Ia juga menanggapi secara lisan tawaran skema pembayaran dari pihak kampus, dan menyatakan hanya sanggup mengembalikan dana sebesar Rp63 juta, yang bersumber dari BPJS Ketenagakerjaan dan Jaminan Hari Tua. Ia juga telah diminta menyusun kronologis tertulis untuk bahan pertimbangan lanjutan.
“LLDikti akan menyampaikan hasil pertemuan ini kepada pihak Universitas MDP dan berupaya menjembatani penyelesaian secara kekeluargaan.
Kami juga akan mencoba meminta agar pihak kampus mempertimbangkan keringanan, seperti penghapusan denda 100% sebagaimana tercantum dalam perjanjian,” jelasnya.
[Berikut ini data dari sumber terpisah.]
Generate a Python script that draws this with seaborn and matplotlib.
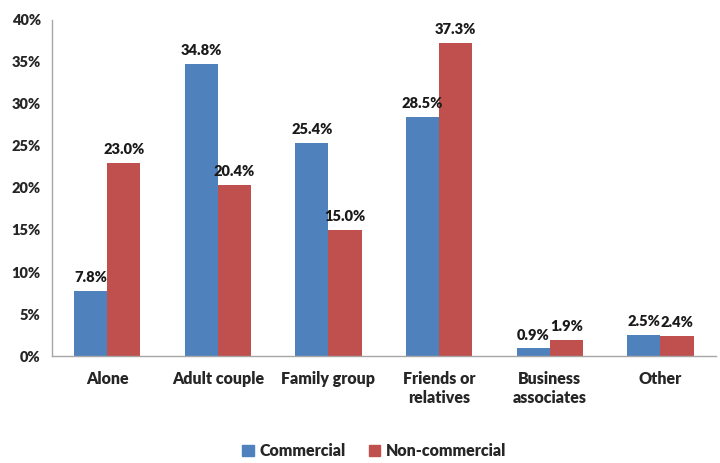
import matplotlib
matplotlib.use("Agg")
import matplotlib.pyplot as plt
import seaborn as sns
import pandas as pd

categories = ["Alone", "Adult couple", "Family group", "Friends or\nrelatives", "Business\nassociates", "Other"]
commercial = [7.8, 34.8, 25.4, 28.5, 0.9, 2.5]
non_commercial = [23.0, 20.4, 15.0, 37.3, 1.9, 2.4]
series_names = ["Commercial", "Non-commercial"]
colors = ["#4F81BD", "#C0504D"]

df = pd.DataFrame({
    "category": categories * 2,
    "value": commercial + non_commercial,
    "series": [series_names[0]] * len(categories) + [series_names[1]] * len(categories),
})

sns.set_style("white")
plt.rcParams["font.family"] = ["Lato", "DejaVu Sans"]
plt.rcParams["font.weight"] = "bold"

fig = plt.figure(figsize=(7.2, 4.63), dpi=100)
ax = fig.add_axes([0.072, 0.231, 0.922, 0.726])

sns.barplot(data=df, x="category", y="value", hue="series", palette=colors,
            width=0.6, saturation=1, ax=ax, legend=True, linewidth=0)

for cont in ax.containers:
    ax.bar_label(cont, labels=[f"{v:.1f}%" for v in cont.datavalues], padding=5,
                 fontsize=10.5, fontweight="heavy", color="#1a1a1a")

ax.set_ylim(0, 40)
ax.set_yticks(range(0, 41, 5))
ax.set_yticklabels([f"{t}%" for t in range(0, 41, 5)], fontsize=10.5, fontweight="heavy")
ax.tick_params(axis="x", labelsize=11.5, length=0, pad=11)
ax.tick_params(axis="y", length=0, pad=8)
for lbl in ax.get_xticklabels():
    lbl.set_fontweight("heavy")
ax.set_xlabel("")
ax.set_ylabel("")
ax.set_xlim(-0.5, 5.5)
for s in ["top", "right"]:
    ax.spines[s].set_visible(False)
for s in ["left", "bottom"]:
    ax.spines[s].set_color("#A6A6A6")
    ax.spines[s].set_linewidth(1)

ax.get_legend().remove()
handles = [plt.Rectangle((0, 0), 1, 1, color=c) for c in colors]
fig.legend(handles, series_names, loc="lower center", bbox_to_anchor=(0.52, -0.022), ncol=2,
           frameon=False, handlelength=0.7, handleheight=0.7, handletextpad=0.4,
           columnspacing=1.4, prop={"size": 11.5, "weight": "heavy"})

fig.savefig("out.png", dpi=100)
Jika permasalahan ini berlanjut ke ranah hukum, Fansyuri menegaskan, LLDikti Wilayah II akan menyerahkan sepenuhnya kepada kedua belah pihak.
“LLDikti tetap mendorong penyelesaian secara kekeluargaan. Hasil mediasi ini akan kami laporkan ke Biro Hukum Kementerian Pendidikan Tinggi, Sains, dan Teknologi,” pungkasnya.
Disisi lain, hingga berita ini di terbitkan, Kuasa Hukum Yayasan Universitas MDP belum dapat dimintai tanggapan terkait prihal ini.(Yanti)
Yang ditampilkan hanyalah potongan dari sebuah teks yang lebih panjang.